In the days before the London Fire Brigade, the Great Fire of London raged for five days during September 1666 - demonstrating the inadequacy of informal bucket brigades.

The conflagration started at the king's bakery on Pudding Lane.

According to the London Fire Brigade's web site, flames destroyed 13,200 houses, 87 parish churches and a variety of other buildings - including The Royal Exchange, The Guild Hall and the original St. Paul’s Cathedral.

``The death toll was six people, yet a great many others died through indirect causes,'' such as exposure during the harsh winter that followed, according to the brigade's web site.
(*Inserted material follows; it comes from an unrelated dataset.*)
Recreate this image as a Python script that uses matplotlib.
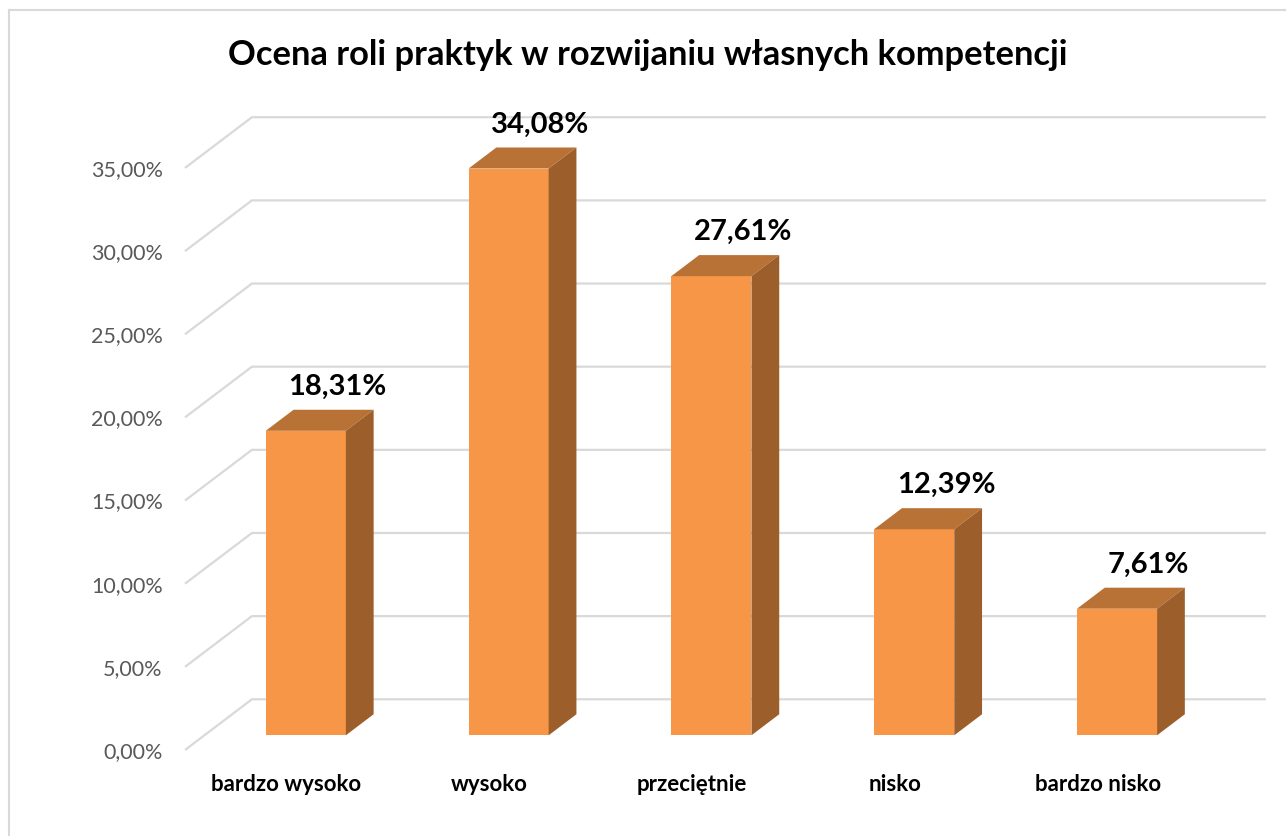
import matplotlib
matplotlib.use("Agg")
import matplotlib.pyplot as plt
from matplotlib.lines import Line2D

plt.rcParams['font.family'] = ['Lato', 'DejaVu Sans']

# ---- data ----
categories = ["bardzo wysoko", "wysoko", "przeciętnie", "nisko", "bardzo nisko"]
values = [18.31, 34.08, 27.61, 12.39, 7.61]
yticks = [0, 5, 10, 15, 20, 25, 30, 35]
title = "Ocena roli praktyk w rozwijaniu własnych kompetencji"

# ---- style ----
FRONT = "#F79646"
TOP = "#B97235"
SIDE = "#9C5E2B"
GRID = "#D9D9D9"
DX, DY = 0.33, 3.05      # depth offset in data units (full depth)
D0, D1 = 0.29, 0.705     # bar front / back depth
HW = 0.1975              # bar half width

W, H = 1286, 836
fig = plt.figure(figsize=(W / 100, H / 100), dpi=100)
left_px, right_px, bottom_px, top_px = 185, 185 + (5 + DX) * 202.8, 750, 750 - (35 + DY) * 16.63
ax = fig.add_axes([left_px / W, 1 - bottom_px / H, (right_px - left_px) / W, (bottom_px - top_px) / H])
ax.set_xlim(-0.5, len(categories) - 0.5 + DX)
ax.set_ylim(0, max(yticks) + DY)
ax.patch.set_alpha(0)
for s in ax.spines.values():
    s.set_visible(False)

# gridlines (side wall diagonal + back wall horizontal)
x0 = -0.5
x1 = len(categories) - 0.5 + DX
for v in yticks:
    ax.plot([x0, x0 + DX, x1], [v, v + DY, v + DY], color=GRID, lw=1.6, zorder=1,
            solid_capstyle='butt', clip_on=False)

# bars
for i, v in enumerate(values):
    fl, fr = i - HW + DX * D0, i + HW + DX * D0
    fb, ft = DY * D0, v + DY * D0
    bl, br = i - HW + DX * D1, i + HW + DX * D1
    bb, bt = DY * D1, v + DY * D1
    ax.fill([fl, fr, fr, fl], [fb, fb, ft, ft], color=FRONT, zorder=3, lw=0)
    ax.fill([fl, fr, br, bl], [ft, ft, bt, bt], color=TOP, zorder=3, lw=0)
    ax.fill([fr, br, br, fr], [fb, bb, bt, ft], color=SIDE, zorder=3, lw=0)
    cx = (bl + br) / 2
    ax.annotate(f"{v:.2f}%".replace(".", ","), (cx, bt), xytext=(4, 15),
                textcoords='offset pixels', ha='center', va='baseline',
                fontsize=21, fontweight='bold', color='black', zorder=5)

ax.set_yticks(yticks)
ax.set_yticklabels([f"{t:.2f}%".replace(".", ",") for t in yticks], fontsize=15.5, color="#595959")
ax.set_xticks(range(len(categories)))
ax.set_xticklabels(categories, fontsize=16, fontweight='bold', color='black')
ax.tick_params(axis='y', length=0, pad=16)
ax.tick_params(axis='x', length=0, pad=17)

fig.text(648 / W, 1 - 55 / H, title, ha='center', va='center', fontsize=24.8,
         fontweight='bold', color='black')

# chart area border (top and left visible)
fig.add_artist(Line2D([9 / W, 9 / W], [1 - 10 / H, 0], color=GRID, lw=1.5, transform=fig.transFigure))
fig.add_artist(Line2D([9 / W, 1], [1 - 10 / H, 1 - 10 / H], color=GRID, lw=1.5, transform=fig.transFigure))

fig.savefig("out.png", dpi=100)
Just the same, ``There were some benefits of the fire,'' the web site said. ``One of these was that the black plague which had killed many people was eliminated by the burning down of diseased, rat-infested properties.''


From Port Cities web site

Towards the end of the 17th century, an insurance industry began to develop in London. One branch of the industry became involved in offering fire policies to owners of buildings. Before long, the insurance companies employed their own fire teams - recruited from the Thames watermen - to put out fires at properties they insured.

To distinguish which buildings were covered by their policies, insurance companies devised 'fire marks' - special metal signs to be placed on the facades of insured buildings.
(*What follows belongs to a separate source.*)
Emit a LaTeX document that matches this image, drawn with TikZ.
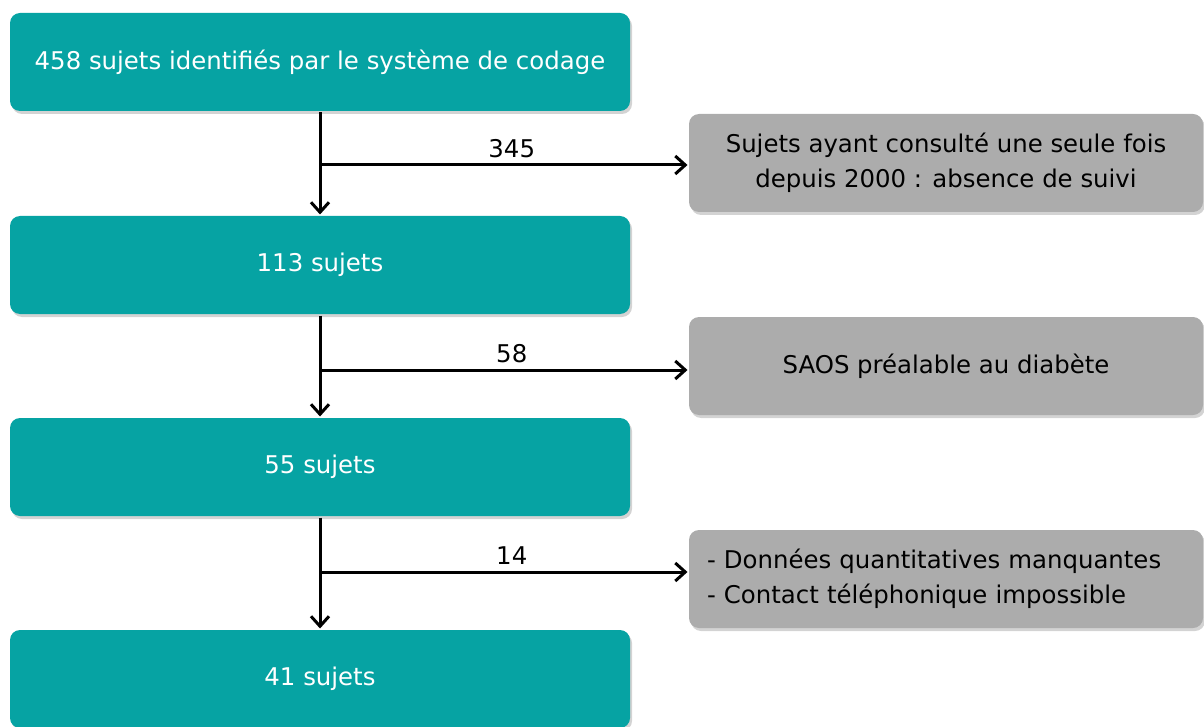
\documentclass[tikz,border=0pt]{standalone}
\usepackage{fontspec}
\setmainfont{DejaVu Sans}
\usetikzlibrary{arrows.meta,shadows}
\definecolor{tealbox}{RGB}{6,163,163}
\definecolor{greybox}{RGB}{172,172,172}
\begin{document}
\begin{tikzpicture}[x=0.5pt,y=-0.5pt,line width=1.5pt,>={Straight Barb[length=5pt,width=9pt]}]
	\def \colmain{320}
	\def \colside{946}
	\tikzstyle{t-node}=[fill=tealbox,text=white,rounded corners=5pt,minimum width=310pt,minimum height=49pt,inner sep=4pt,
		font=\fontsize{12.2}{17}\selectfont,drop shadow={shadow xshift=1pt,shadow yshift=-1.5pt,opacity=0.35}]
	\tikzstyle{g-node}=[fill=greybox,text=black,rounded corners=5pt,minimum width=257pt,minimum height=49pt,inner xsep=9pt,
		font=\fontsize{12.2}{17.5}\selectfont,drop shadow={shadow xshift=1pt,shadow yshift=-1.5pt,opacity=0.35}]
	\tikzstyle{n-label}=[above,xshift=4pt,font=\fontsize{12.2}{14}\selectfont,inner sep=3pt]
	\useasboundingbox (0,0) rectangle (1204,727);
	% main column
	\node[t-node] 	(t0)	at (\colmain,62)	{458 sujets identifiés par le système de codage};
	\node[t-node] 	(t1)	at (\colmain,265)	{113 sujets};
	\node[t-node] 	(t2)	at (\colmain,467)	{55 sujets};
	\node[t-node] 	(t3)	at (\colmain,679)	{41 sujets};
	
	% excluded
	\node[g-node,align=center] 	(g0)	at (\colside,163)	{Sujets ayant consulté une seule fois\\depuis 2000 : absence de suivi};
	\node[g-node] 	(g1)	at (\colside,366)	{SAOS préalable au diabète};
	\node[g-node,text width=239pt,align=left] 	(g2)	at (\colside,579)	{- Données quantitatives manquantes\\- Contact téléphonique impossible};
	
	% branch points
	\coordinate (j0) at (\colmain,165);
	\coordinate (j1) at (\colmain,370);
	\coordinate (j2) at (\colmain,572);
	
	\path
		(t0)	edge[->]	(t1)
		(t1)	edge[->]	(t2)
		(t2)	edge[->]	(t3)
		%
		(j0)	edge[->]	node[n-label]	{345}	(j0 -| g0.west)
		(j1)	edge[->]	node[n-label]	{58}	(j1 -| g1.west)
		(j2)	edge[->]	node[n-label]	{14}	(j2 -| g2.west);
\end{tikzpicture}
\end{document}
Unfortunately, private enterprise was not really up to the task of protecting the public. As insurance companies were interested in protecting only their clients, they would usually ignore any properties not insured or insured by other firms.

Even when a company's fire crew did turn up at a blaze, they would often leave the building to burn. Although various compromises were reached, it was not a satisfactory situation.

It took more than a century before it became clear that the free market in fire fighting was not providing adequate protection. In 1833, 19 insurance companies banded together to form the London Fire Engine Establishment.

It was headed by James Braidwood, who had pioneered a similar initiative in Edinburgh. The Establishment had 80 full-time officers, popularly known as 'Jimmy Braiders'.